Pour Giraudoux, le destin semble par ailleurs avoir une prédilection pour des conflits mettant aux prises non de simples ennemis, mais des peuples qui se sont montrés capables d'élaborer avec un égal mérite des cultures et des visions du monde concurrentes. Entre les adversaires des grandes guerres (Troie et les Grecs, Sparte et Athènes, Rome et Carthage, la France et l'Allemagne), ce n'est pas une haine mesquine qui règne.
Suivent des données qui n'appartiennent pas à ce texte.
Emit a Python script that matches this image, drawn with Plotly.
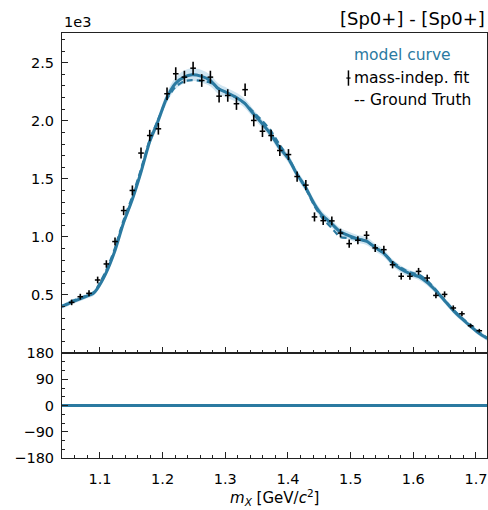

Derrière l'animosité, il y aurait au contraire presque une estime inconsciente : simplement des qualités et des talents d'égale richesse, qui pourraient "préparer aux hommes deux chemins (complémentaires)de couleur et d'épanouissement", apparaissent totalement incapables de coexister et ne provoquent que "le déchaînement de cette brutalité et de cette folie humaine qui seules rassurent les dieux". En fait ce décalage entre l'intention et le résultat ne fait qu'ajouter une dimension supplémentaire à ce qui fait au fond la valeur essentielle de La guerre de Troie n'aura pas lieu : ce que nous y entendons, c'est la voix lucide et désespérée de ceux qui sentent qu'ils vont être les vaincus, de ceux qui après avoir vécu dans la civilisation, le bonheur et la paix voient, impuissants malgré leurs efforts, la barbarie et la violence venir les submerger et les anéantir. On sent au fond à tout moment dans La guerre de Troie n'aura pas lieu s'exprimer au plus haut degré le sens de cette affinité entre la noblesse humaine et le malheur qui est le sens du tragique.